Senate Leaders Meet With Ethics Panel on Burris Probe
By Paul Kane
The Senate's top leaders met with the ethics committee today for interviews in the panel's burgeoning probe of Roland Burris's testimony before a state legislative committee days before he was granted his appointment to the seat vacated by President Obama.
Majority Leader Harry M. Reid (D-Nev.) and Majority Whip Richard J. Durbin (D-Ill.), who met with Burris a day before his testimony before the Illinois legislature in its impeachment inquiry of then-Gov. Rod Blagojevich, met with the ethics committee to discuss their interactions with Burris (D-Ill.) during his effort to secure the Senate appointment. Reid's office declined to comment on an ongoing investigation by the ethics committee.
Durbin acknowledged the interview and added that he also appeared before a local prosecutor who is investigating whether Burris told the truth in sworn affidavits and in testimony that he had no contact with Blagojevich or his advisers in relation to political fundraising requests before he was appointed. In early February Burris filed updated affidavits amending his prior statements to say he had spoken with Blagojevich's brother and other confidants of the governor, and that he had been asked to make donations and raise money for the governor.
"He has pledged his full cooperation with the ongoing investigations," said Jim O'Connor, spokesman for Burris.
The interviews of Reid and Durbin, first reported in Roll Call, indicated the usually glacial ethics committee is moving at a rapid pace in its investigation of Burris. It is also a highly unusual action to require the Senate's top officials to be interviewed behind closed doors in such a probe, but their testimony could be critical to proving the potential motive behind the alleged misstatements by Burris.
Federal prosecutors have charged that Blagojevich was effectively selling off the appointment to replace Obama, who resigned his Senate seat in mid-November, shortly after winning the presidential election. Wiretaps revealed discussions among Blagojevich and top advisers discussing what he could get from potential appointees in exchange for the seat, and in early December FBI agents arrested him in an early-morning raid on his Chicago home.
When Blagojevich refused to resign and appointed Burris to the seat, Reid and Durbin initially tried to block the appointment, suggesting any selection by the alleged criminal governor would be tainted. But Burris's name had never come up during the tapes that became public, and -- as a former state attorney general -- he had a public reputation that was ethically upstanding.

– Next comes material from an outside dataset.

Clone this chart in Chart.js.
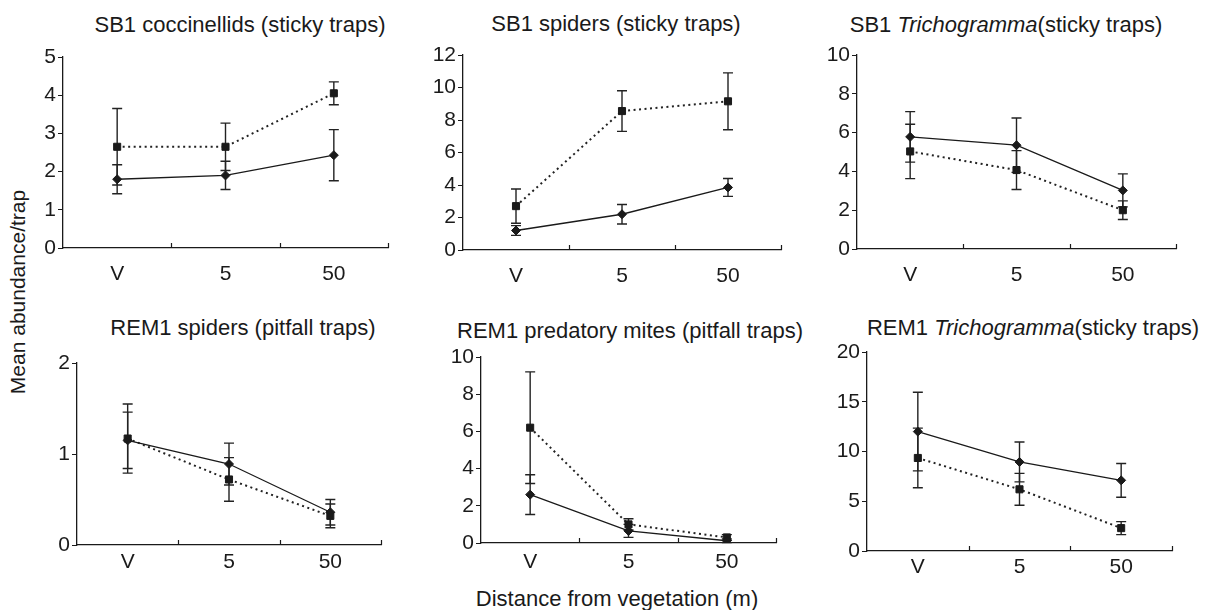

Reversing course, Reid and Durbin held a closed-door meeting with Burris in the majority leader's office to discuss his potential appointment. Afterward, Durbin told reporters that one condition for the appointment was Burris going to Springfield and testifying "completely" about his interactions with Blagojevich -- believing that Burris had never been asked to raise money around the time he was seeking the appointment.
Shortly after his appearance in Springfield, Burris was sworn into the Senate by outgoing Vice President Cheney.
Since the revelations that Burris was asked to raise money for Blagojevich, Durbin has suggested he resign, a request that Burris has rejected.
Here's the full statement from Durbin:
DURBIN STATEMENT ON THE INVESTIGATION OF SENATOR ROLAND BURRIS
[WASHINGTON, D.C.] - U.S. Senator Dick Durbin (D-IL) issued the following statement today after speaking with members of the Select Committee on Ethics regarding the on-going investigation of Senator Roland Burris (D-IL). Last week, Durbin also spoke with Sangamon County State's Attorney, John Schmidt, regarding his investigation of Senator Burris:
"At the request of the Ethics Committee, I met with them today to assist in that panel's investigation of Senator Roland Burris."
"Last week, at his request, I met with Sangamon County State's Attorney John Schmidt who is reviewing the affidavits and other materials associated with Senator Burris' testimony before the Illinois House Impeachment panel to determine if criminal charges are warranted."
"In both instances, I shared my recollection of events leading up to and following Senator Burris' appointment to the Senate."
"Senator Burris deserves a fair and impartial investigation; the people of Illinois deserve to know the truth. And everyone deserves that this matter be brought to a timely conclusion.
So as not to interfere with the two ongoing investigations, I will not be commenting further on the substance of my conversations with the Ethics Committee or the State's Attorney."